You don’t have to read Part 1 and Part 2 first but some of the jokes might not make sense.

Choice Overload

When you’re encouraging someone to do something (whether that’s buying a product or even just try a sample), you’ve got more chance of success if you limit the number of choices available.

Group A has 6 varieties of jam
Group B has 18 varieties
You could say, having too many choices puts your customers into a bit of a jam.

People are actually six times more likely to buy jam from Group A than Group B purely because it’s an easier choice to make. Even if they just have to choose which to taste from, Group A will have a higher conversion rate.

This is one of the tricks Palessi from the previous post used to ‘help’ customers choose to buy shoes. They limited what was available to reduce the mental load on their customers. It is much easier to decide which boots to buy if there are only 4 styles available.

Willpower

How often have you got to the end of the day only to be asked ‘what do you want for dinner?’ and found it impossible to decide? That’s because your willpower has been depleted throughout the day and you just can’t make decisions anymore.

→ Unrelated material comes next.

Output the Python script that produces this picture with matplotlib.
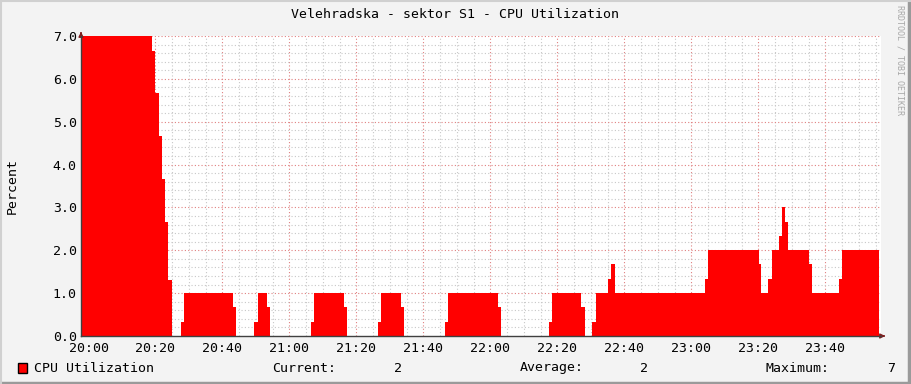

This is also why people tend to be granted parole if their hearing is in the morning compared to the afternoon. A study of Isreali parole rulings found that you are between two and six times more likely to have parole granted if you’re seen in the morning compared to being seen last thing in the afternoon.


How to combat overload and fatigue

Think of car websites. When you’re customising your ideal car there are HUNDREDS of choices for you to make. Do you want leather trim? Do you want metallic paint? What about a ‘winter pack’? These are sites which require their users to make choices in quick succession or they can’t covert.

1: Cut the number of decisions

Sometimes less is more; when Procter and Gamble cut their Head & Shoulders line down from 26 options to just 15, they saw a 10% sales increase

2: Categorise

This is how your supermarket makes your life easier. When you’re in the toiletries aisle, you’re in shower mode. All your headspace is filled with soap and shampoo and toothpaste. There’s no way you’re going to pick up the milk which is on display beside the paracetamol.

3: Condition for complexity

This is how car websites really make a difference. You’re first asked to pick a fuel type (two options), gearbox (two-ish options), then wheel trim (relatively inconsequential – five options), then exterior colour (can be around 53 options).